Turquoise is found in only a few places on earth: dry and barren regions where acidic, copper-rich groundwater seeps downward and reacts with minerals that contain phosphorus and aluminum. The result of this sedimentary process is a porous, semitranslucent to opaque compound of hydrated copper and aluminum phosphate.
Turquoise is a prime example of an opaque colored stone that can be marketed both as a gem for jewelry and as an ornamental material.
The Abdurreza turquoise mine lies in a dry, remote area of Iran.
Turquoise might lack the sparkle and clarity of transparent colored gemstones like ruby, emerald, and sapphire, but its multi-layered history and soul-satisfying color make it a desirable gem. Its color can range from dull greens to grass greens to a bright, medium-toned, sky blue. People value turquoise highly for its combination of ancient heritage and unforgettable color.
The traditional source for the top color, sometimes described as robin’s-egg blue or sky blue, is the Nishapur district of Iran, the country formerly known as Persia. So, quite often, you’ll hear people in the trade call turquoise of this beautiful color “Persian blue,” whether or not it was actually mined in Iran.
Top-quality turquoise has inspired designers to create elegant jewelry. It’s most often cut into cabochons, but it might also be cut into beads or flat pieces for inlays.
Although much turquoise jewelry is sleek and modern, many US consumers are familiar with the traditional jewelry of Native American peoples such as the Pueblo, Hopi, Zuni, and Navajo. People interested in Native American arts and crafts frequently collect this stylized silver jewelry.
Elaborate silver and turquoise squash blossom necklaces like this are prized by collectors of Native American jewelry. – Courtesy Jaime Steelman
Turquoise is relatively soft, so it’s ideal for carving. Artists in Europe, Asia, the Middle East, and the Americas choose turquoise as a medium for carved jewelry and art objects. It’s often fashioned into talismans with Native American significance, such as bird and animal carvings, called fetishes.
Native American jewelry often features carved turquoise birds and animals, called fetishes. Courtesy Jaime Steelman.
Turquoise owes its texture to its structure and composition. It’s an aggregate of microscopic crystals that form a solid mass.
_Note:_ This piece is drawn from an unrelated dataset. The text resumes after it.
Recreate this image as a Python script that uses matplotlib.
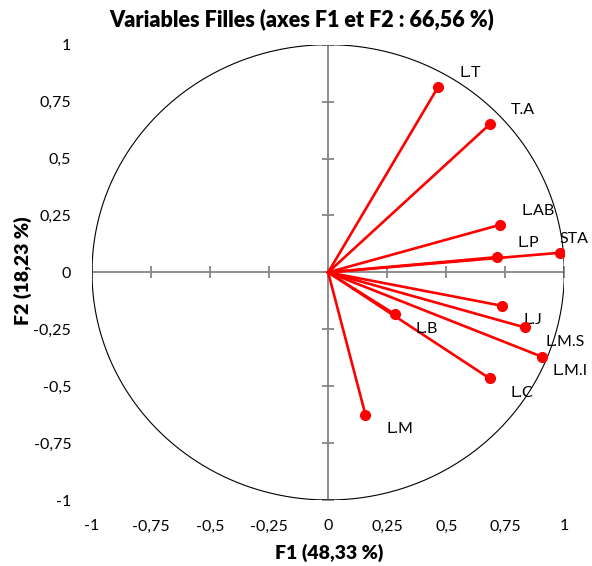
import numpy as np
import matplotlib
matplotlib.use("Agg")
from matplotlib import pyplot as plt

# loadings of the variables on F1 / F2
labels = ['L.T', 'T.A', 'L.AB', 'L.P', 'STA', 'L.J', 'L.M.S', 'L.M.I', 'L.C', 'L.B', 'L.M']
f1 = [0.466, 0.686, 0.729, 0.715, 0.981, 0.737, 0.833, 0.906, 0.684, 0.281, 0.158]
f2 = [0.815, 0.652, 0.209, 0.067, 0.086, -0.147, -0.242, -0.371, -0.466, -0.183, -0.626]

ticks = [-1, -0.75, -0.5, -0.25, 0, 0.25, 0.5, 0.75, 1]
tick_labels = ['-1', '-0,75', '-0,5', '-0,25', '0', '0,25', '0,5', '0,75', '1']

title = 'Variables Filles (axes F1 et F2 : 66,56 %)'
xlab = 'F1 (48,33 %)'
ylab = 'F2 (18,23 %)'

plt.rcParams['font.family'] = ['Lato', 'DejaVu Sans']

fig = plt.figure(figsize=(5.92, 5.66), dpi=100)
ax = fig.add_axes([92/592, 1 - 500/566, (564.3 - 92)/592, (500 - 44.7)/566])
ax.set_xlim(-1, 1)
ax.set_ylim(-1, 1)
for s in ax.spines.values():
    s.set_visible(False)

# central cross with small ticks
grey = '#868686'
ax.plot([-1, 1], [0, 0], color=grey, lw=1.3, zorder=1)
ax.plot([0, 0], [-1, 1], color=grey, lw=1.3, zorder=1)
ax.plot(ticks, [0]*len(ticks), ls='none', marker='|', ms=8, mew=1.3, color=grey, zorder=1)
ax.plot([0]*len(ticks), ticks, ls='none', marker='_', ms=8, mew=1.3, color=grey, zorder=1)

# unit circle
t = np.linspace(0, 2*np.pi, 400)
ax.plot(np.cos(t), np.sin(t), color='black', lw=0.8, zorder=2)

# vectors
for x, y in zip(f1, f2):
    ax.plot([0, x], [0, y], color='#ff0000', lw=1.9, zorder=3)
ax.plot(f1, f2, ls='none', marker='o', ms=7, color='#ff0000', zorder=4)

texts = []
for lab, x, y in zip(labels, f1, f2):
    dy = 10 if y > 0 else -10.5
    txt = ax.annotate(lab, (x, y), xytext=(15, dy), textcoords='offset points',
                      ha='left', va='center', fontsize=11.5, color='black',
                      annotation_clip=False)
    texts.append(txt)

ax.set_xticks(ticks)
ax.set_xticklabels(tick_labels, fontsize=11.5)
ax.set_yticks(ticks)
ax.set_yticklabels(tick_labels, fontsize=11.5)
ax.tick_params(length=0, pad=14)
ax.tick_params(axis='y', pad=15)

fig.text(302/592, 1 - 19/566, title, ha='center', va='center', fontsize=15.5, fontweight='heavy')
fig.text(329/592, 1 - 553/566, xlab, ha='center', va='center', fontsize=14, fontweight='heavy')
fig.text(23/592, 1 - 271/566, ylab, ha='center', va='center', fontsize=14, fontweight='heavy', rotation=90)

# keep labels inside the figure on the right side
fig.canvas.draw()
r = fig.canvas.get_renderer()
for txt in texts:
    bb = txt.get_window_extent(r)
    if bb.x1 > 588:
        shift = (bb.x1 - 588) * 72 / fig.dpi
        ox, oy = txt.xyann
        txt.xyann = (ox - shift, oy)

fig.savefig('out.png', dpi=100)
If the crystals are packed closely together, the material is less porous, so it has a finer texture. Fine-textured turquoise has an attractive, waxy luster when it’s polished. Turquoise with a less-dense crystal structure has higher porosity and coarser texture, resulting in a dull luster when it’s polished.
Turquoise is soft enough to be carved. This turquoise from China was crafted into an
ornate vase. – Courtesy Geological Museum, Beijing, China
Porosity and texture don’t just affect appearance: They also affect durability. Turquoise is fairly soft—it ranks 5 to 6 on the Mohs scale. Turquoise with a coarse texture might have poor toughness, too. Samples with finer texture have fair to good toughness.
This Van Cleef & Arpels ballerina brooch and matching clip earrings are designed with gold, diamonds, turquoise, and ruby. – © GIA & Tino Hammid, courtesy private collector
In turquoise, low porosity and fine texture are more valuable than high porosity and coarse texture. Coarse, porous stones are usually treated to make them smoother, shinier, and more marketable.
The smooth, waxy luster of these turquoise earrings results from closely grouped crystals that lessen porosity. – Courtesy GLEAM
Turquoise deposits usually form in iron-rich limonite or sandstone. Limonite creates dark brown markings in turquoise, while sandstone creates tan markings. These markings are remnants of the host rock within the turquoise, and can resemble splotches or veins. They’re called matrix.
Turquoise is generally embedded in its host rock, like this specimen from Iran.
Manufacturers try to fashion turquoise so that no matrix is visible, but sometimes it’s unavoidable. Small amounts of turquoise might be scattered through the host rock in such a way that the rough material can’t yield any cut specimens large enough to fashion into gems without including some matrix.
The matrix in spiderweb turquoise is attractively arranged in a network of thin lines.
The presence of matrix can lower the value of turquoise, but that doesn’t mean turquoise with matrix is worthless or unmarketable. Some buyers actually prefer the presence of matrix in fashioned turquoise if its effect is attractive and balanced.
This is especially true if it’s a type of turquoise known in the trade as spiderweb turquoise. It contains matrix in thin, delicate, web-like patterns across the face of the gemstone. The patterns provide a dark contrast to the gem’s bright blue.
In the market for top-quality turquoise, stones with no matrix at all command the highest prices. Gems with attractive spiderweb matrix rank second in value.